[Dataset entries]
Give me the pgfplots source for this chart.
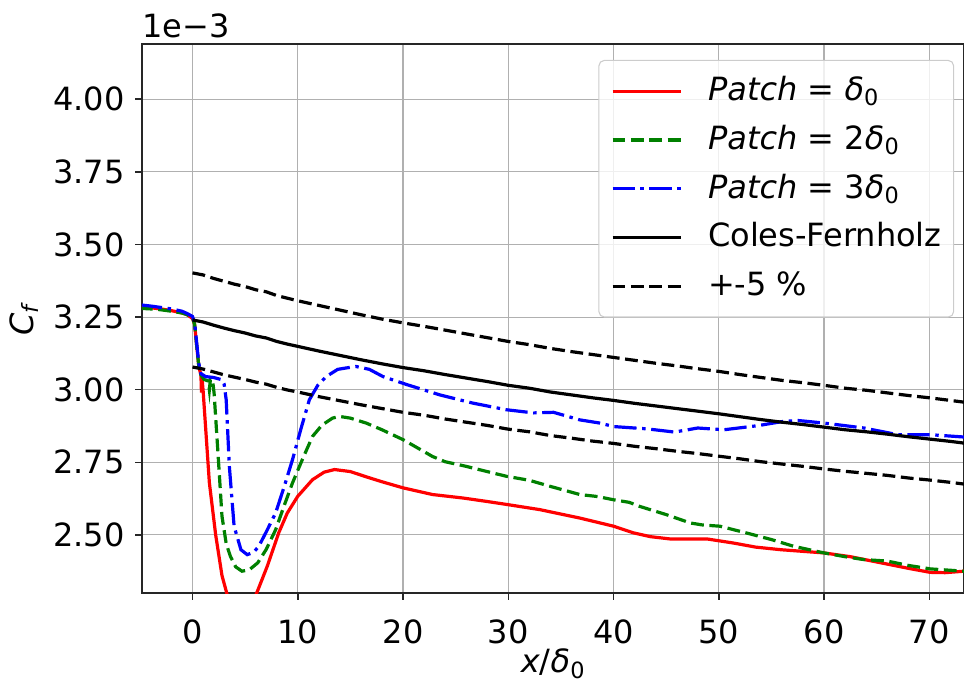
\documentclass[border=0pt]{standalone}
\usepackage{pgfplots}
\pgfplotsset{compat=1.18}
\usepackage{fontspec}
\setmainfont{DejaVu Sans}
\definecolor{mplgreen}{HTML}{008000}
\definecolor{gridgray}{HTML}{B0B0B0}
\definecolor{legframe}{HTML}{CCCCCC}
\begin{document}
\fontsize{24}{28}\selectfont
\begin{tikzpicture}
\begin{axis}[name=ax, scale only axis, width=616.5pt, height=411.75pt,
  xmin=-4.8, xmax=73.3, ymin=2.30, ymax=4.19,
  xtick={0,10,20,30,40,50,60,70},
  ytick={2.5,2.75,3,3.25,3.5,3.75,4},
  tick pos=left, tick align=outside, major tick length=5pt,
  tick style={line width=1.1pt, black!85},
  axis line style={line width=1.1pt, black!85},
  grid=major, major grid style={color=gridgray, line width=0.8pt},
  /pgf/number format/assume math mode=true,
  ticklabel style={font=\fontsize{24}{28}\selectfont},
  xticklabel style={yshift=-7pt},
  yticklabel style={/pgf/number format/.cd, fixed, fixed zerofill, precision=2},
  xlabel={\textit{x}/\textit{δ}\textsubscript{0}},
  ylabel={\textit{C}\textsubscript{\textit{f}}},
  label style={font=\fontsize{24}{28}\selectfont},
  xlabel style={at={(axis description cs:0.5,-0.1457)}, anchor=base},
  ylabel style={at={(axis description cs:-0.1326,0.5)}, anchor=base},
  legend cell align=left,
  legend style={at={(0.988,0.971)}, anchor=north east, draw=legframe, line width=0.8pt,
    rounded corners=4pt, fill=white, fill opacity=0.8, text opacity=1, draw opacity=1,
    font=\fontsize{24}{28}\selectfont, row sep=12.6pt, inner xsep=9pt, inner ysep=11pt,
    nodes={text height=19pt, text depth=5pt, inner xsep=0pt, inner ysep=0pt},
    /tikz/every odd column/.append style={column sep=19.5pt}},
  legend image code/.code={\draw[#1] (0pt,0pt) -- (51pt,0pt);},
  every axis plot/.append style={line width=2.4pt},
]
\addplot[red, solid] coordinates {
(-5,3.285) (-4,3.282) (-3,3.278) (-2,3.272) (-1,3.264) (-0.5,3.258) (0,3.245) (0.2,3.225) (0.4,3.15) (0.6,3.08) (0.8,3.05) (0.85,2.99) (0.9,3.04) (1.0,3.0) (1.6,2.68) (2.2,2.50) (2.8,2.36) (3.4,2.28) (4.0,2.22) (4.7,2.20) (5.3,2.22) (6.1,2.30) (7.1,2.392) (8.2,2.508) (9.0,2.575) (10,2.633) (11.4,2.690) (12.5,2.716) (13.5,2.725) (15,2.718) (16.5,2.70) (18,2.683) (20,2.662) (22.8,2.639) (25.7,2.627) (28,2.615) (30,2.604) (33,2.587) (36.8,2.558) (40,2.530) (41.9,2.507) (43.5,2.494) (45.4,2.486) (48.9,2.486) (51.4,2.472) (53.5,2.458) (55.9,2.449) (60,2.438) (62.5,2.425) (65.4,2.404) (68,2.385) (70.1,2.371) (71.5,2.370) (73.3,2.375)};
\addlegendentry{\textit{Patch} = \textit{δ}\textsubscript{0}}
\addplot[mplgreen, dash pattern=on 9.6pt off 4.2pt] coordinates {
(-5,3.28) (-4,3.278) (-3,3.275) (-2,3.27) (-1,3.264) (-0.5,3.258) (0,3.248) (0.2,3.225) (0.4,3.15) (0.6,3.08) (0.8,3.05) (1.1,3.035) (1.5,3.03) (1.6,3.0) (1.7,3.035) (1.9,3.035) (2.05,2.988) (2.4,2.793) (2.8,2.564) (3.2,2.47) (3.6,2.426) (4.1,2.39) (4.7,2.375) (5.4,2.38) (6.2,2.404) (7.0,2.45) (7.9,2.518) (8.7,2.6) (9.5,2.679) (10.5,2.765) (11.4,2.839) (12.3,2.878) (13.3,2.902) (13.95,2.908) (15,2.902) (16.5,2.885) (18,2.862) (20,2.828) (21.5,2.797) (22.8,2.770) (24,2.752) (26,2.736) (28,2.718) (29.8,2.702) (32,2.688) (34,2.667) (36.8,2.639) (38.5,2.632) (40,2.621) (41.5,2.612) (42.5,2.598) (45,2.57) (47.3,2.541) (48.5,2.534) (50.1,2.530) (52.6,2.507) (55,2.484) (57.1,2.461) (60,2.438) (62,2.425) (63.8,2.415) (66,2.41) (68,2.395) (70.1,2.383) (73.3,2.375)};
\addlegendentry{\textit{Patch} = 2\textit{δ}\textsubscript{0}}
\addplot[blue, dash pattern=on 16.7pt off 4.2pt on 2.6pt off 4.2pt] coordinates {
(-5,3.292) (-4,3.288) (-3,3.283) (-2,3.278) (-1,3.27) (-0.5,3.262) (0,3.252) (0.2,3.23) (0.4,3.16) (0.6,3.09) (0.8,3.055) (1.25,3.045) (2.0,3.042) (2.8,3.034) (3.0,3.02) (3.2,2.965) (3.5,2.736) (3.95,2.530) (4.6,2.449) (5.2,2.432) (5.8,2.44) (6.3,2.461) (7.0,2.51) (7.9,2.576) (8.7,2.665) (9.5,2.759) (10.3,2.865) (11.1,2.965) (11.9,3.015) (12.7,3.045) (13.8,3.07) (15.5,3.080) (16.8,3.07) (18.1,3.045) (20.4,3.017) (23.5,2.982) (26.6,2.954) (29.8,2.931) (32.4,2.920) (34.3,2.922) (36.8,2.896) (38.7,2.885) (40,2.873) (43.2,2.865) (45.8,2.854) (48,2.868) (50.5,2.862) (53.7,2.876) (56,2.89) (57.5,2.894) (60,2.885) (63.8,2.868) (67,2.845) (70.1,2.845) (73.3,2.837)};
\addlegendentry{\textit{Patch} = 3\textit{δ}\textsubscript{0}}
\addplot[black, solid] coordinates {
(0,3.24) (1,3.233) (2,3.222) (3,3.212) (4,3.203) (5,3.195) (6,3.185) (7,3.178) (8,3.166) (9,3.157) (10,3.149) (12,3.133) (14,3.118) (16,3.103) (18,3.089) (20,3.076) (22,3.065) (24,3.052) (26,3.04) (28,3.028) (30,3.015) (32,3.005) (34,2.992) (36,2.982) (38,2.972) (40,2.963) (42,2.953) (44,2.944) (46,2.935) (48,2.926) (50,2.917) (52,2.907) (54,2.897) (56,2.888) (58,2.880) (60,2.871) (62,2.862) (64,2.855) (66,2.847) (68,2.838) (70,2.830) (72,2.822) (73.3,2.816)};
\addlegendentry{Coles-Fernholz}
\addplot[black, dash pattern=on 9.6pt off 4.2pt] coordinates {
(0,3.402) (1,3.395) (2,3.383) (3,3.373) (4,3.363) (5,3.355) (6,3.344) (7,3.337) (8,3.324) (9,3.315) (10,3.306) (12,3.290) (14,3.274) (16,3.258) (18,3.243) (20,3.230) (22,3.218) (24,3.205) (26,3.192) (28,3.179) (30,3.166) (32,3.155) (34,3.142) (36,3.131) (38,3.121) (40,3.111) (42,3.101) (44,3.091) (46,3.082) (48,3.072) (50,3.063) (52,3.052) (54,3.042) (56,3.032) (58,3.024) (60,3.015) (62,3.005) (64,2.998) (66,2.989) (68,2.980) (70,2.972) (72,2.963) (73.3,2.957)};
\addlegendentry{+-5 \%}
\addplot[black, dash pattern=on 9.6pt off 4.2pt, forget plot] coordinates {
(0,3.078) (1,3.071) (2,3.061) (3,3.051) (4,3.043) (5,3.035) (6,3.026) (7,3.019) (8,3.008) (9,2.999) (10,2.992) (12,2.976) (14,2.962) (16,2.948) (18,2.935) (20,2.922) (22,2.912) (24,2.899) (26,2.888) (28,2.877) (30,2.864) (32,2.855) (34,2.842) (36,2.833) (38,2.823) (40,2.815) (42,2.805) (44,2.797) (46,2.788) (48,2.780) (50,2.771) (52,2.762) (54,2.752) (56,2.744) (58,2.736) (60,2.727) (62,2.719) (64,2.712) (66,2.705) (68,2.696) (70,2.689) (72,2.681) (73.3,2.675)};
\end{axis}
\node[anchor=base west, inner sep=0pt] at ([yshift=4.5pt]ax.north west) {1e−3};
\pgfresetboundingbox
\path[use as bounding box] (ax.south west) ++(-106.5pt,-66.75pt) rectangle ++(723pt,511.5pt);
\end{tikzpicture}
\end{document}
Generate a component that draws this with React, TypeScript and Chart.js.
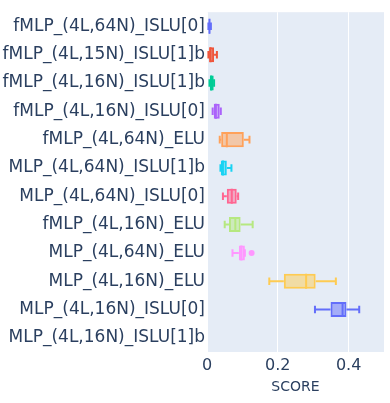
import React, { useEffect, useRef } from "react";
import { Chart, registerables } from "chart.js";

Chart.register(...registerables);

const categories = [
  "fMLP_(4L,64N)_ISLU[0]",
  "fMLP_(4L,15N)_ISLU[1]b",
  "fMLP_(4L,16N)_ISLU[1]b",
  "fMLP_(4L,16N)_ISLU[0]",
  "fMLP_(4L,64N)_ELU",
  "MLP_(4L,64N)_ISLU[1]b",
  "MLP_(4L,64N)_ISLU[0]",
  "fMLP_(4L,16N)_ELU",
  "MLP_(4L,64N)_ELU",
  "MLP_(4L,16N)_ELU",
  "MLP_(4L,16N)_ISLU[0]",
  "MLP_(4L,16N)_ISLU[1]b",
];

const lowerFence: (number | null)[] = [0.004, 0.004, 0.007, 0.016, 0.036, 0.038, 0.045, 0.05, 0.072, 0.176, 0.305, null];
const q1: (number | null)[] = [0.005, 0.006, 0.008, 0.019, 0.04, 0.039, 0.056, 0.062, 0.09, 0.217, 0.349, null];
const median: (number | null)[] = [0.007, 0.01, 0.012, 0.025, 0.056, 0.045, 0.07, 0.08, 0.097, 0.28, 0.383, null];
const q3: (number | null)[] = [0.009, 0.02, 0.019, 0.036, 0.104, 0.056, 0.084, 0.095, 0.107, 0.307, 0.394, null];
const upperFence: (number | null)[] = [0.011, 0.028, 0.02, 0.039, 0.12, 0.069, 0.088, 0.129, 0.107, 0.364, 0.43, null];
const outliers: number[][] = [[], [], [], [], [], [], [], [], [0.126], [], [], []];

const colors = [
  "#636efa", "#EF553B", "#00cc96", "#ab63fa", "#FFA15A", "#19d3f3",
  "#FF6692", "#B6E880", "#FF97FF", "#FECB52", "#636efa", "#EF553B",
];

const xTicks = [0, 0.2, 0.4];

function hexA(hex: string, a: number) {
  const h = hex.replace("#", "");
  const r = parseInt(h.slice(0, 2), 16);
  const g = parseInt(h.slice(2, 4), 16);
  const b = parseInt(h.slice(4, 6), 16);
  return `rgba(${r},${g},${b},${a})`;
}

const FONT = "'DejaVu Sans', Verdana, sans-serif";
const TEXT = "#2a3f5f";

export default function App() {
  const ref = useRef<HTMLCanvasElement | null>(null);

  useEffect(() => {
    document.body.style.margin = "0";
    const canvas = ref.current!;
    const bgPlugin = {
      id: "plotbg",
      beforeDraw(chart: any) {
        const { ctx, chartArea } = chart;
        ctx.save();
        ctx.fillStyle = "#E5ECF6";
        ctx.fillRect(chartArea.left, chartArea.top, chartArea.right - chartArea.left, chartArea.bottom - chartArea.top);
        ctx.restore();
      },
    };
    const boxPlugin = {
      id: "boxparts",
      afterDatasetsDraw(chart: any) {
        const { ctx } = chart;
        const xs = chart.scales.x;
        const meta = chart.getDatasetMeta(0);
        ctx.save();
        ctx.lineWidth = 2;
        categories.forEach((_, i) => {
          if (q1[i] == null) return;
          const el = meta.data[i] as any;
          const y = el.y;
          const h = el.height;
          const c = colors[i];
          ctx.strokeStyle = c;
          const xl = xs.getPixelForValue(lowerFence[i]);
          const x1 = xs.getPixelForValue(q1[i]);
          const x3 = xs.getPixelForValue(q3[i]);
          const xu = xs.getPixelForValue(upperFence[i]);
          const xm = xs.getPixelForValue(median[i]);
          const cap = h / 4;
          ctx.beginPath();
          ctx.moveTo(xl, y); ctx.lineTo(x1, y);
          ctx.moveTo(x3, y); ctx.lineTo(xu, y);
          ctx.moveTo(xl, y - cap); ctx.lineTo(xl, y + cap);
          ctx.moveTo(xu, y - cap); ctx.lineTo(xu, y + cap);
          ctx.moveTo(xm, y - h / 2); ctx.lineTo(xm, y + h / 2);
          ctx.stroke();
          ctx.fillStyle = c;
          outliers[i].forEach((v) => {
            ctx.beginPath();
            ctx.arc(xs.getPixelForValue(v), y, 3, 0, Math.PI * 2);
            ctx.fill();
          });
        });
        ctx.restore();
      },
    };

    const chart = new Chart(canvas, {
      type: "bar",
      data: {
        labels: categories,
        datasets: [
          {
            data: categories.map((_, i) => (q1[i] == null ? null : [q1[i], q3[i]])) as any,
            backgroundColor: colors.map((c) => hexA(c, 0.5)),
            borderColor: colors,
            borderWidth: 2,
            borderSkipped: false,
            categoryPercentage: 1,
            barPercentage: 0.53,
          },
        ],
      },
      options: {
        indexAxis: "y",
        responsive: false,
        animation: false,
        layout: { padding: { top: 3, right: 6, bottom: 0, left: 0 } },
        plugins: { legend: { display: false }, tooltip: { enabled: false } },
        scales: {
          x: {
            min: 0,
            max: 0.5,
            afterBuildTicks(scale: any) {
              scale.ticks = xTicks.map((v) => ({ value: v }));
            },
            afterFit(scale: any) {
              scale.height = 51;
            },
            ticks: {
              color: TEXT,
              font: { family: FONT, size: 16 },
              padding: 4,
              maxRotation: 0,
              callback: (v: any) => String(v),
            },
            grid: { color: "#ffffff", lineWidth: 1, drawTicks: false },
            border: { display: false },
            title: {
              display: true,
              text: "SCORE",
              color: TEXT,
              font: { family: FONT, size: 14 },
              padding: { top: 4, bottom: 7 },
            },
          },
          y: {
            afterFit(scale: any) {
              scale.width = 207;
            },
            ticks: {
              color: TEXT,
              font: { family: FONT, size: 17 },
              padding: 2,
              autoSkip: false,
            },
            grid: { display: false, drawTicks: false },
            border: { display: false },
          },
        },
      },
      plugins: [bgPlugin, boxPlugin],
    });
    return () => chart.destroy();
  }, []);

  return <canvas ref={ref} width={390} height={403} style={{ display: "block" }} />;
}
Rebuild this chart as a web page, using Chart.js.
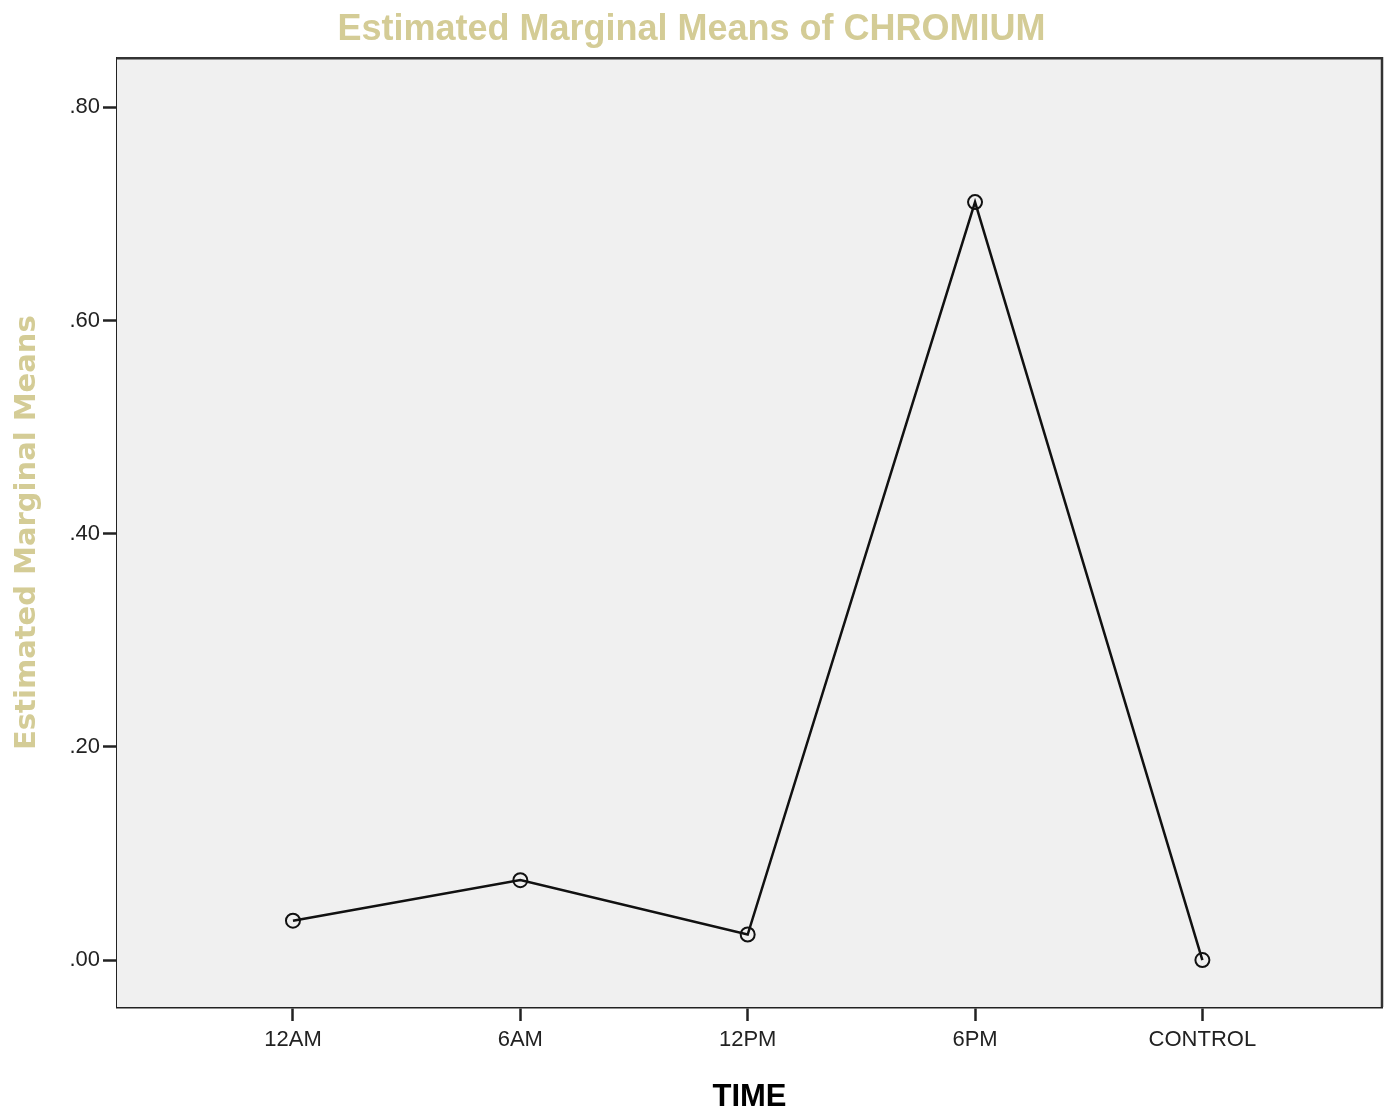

* [Written exercise] Each line in the listing above either holds the string "React" or does not; state how many do, giving the number only.

* [The reply] 2